Since the start of July 2019, CARE has assisted 136,000 people in both urban and Azraq refugee camp settings. The people assisted are Syrian refugees (83%), refugees of other nationalities (11%), and Jordanian community members (6%). Our assistance includes cash assistance for education, cash for shelter, cash for winterisation (preparing for and coping with the harsh winter conditions); livelihoods advice, training and support; gender-based violence assessment and referrals; and protection support, including provision of information, psychosocial activities, and recreational activities.

24 Jan 2020


Sudan’s humanitarian needs continue to grow due to the ongoing economic crises, ongoing conflict, and heavy rainfall and flash floods in some areas. Over 8 million people are estimated to be in need of humanitarian or protection assistance.

CARE Sudan is present in East Darfur, South Darfur, South Kordofan, Kassala and Khartoum states in areas least served by humanitarian actors. Since July 2019, CARE has assisted 602,000 people through food and nutrition security, health services, sexual reproductive and maternal health (SRMH) and water and sanitation interventions. People assisted include internally displaced people, returnees, refugees and their host communities (Sudan hosts an estimated 811,000 refugees from South Sudan), poor and vulnerable populations, malnourished children, and pregnant and lactating women.

21 Jan 2020


Severe winter weather in Afghanistan including heavy snowfall, freezing temperatures and avalanches is placing hundreds of thousands of people at risk. CARE International’s regional director for Asia, Deepmala Mahla, says:

Extreme cold winters are not new to Afghanistan but such severity was not expected and more cold waves are now projected. Heavy snowfalls impede our ability to access the most vulnerable as it cuts off key roads, and this is only further deepening the problem of limited access as reaching out to people in need requires passage through conflict lines, along with complexities of bad road conditions, and mountainous terrain and instances of severe flooding.
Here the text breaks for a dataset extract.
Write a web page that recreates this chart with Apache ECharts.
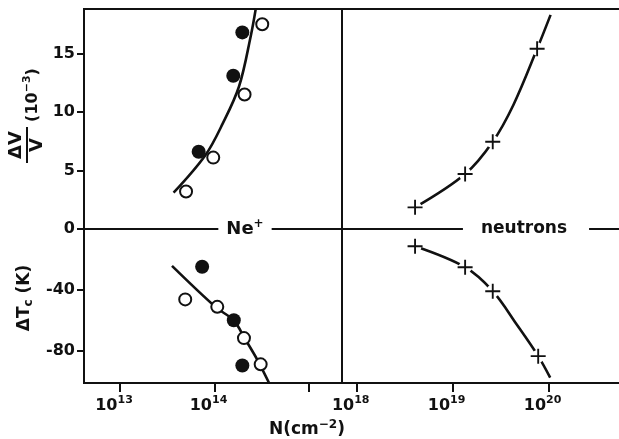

Women and girls continue to take the brunt and this extreme cold weather tests their resilience further. Accessing health and education facilities has always been a challenge for women and girls due to cultural norms and insecurity, and the extreme cold weather constraints it further. Women and girls take a large chunk of the labour to clear the snow from their rooftops and alleys.

The biggest climate hazards to Afghan livelihoods are drought, floods and extreme weather. Hopefully, fighting will not stay forever but climate change would, so we need to act fast. People clearly see the changes in their environment and how it is negatively affecting their crops, animals and weather.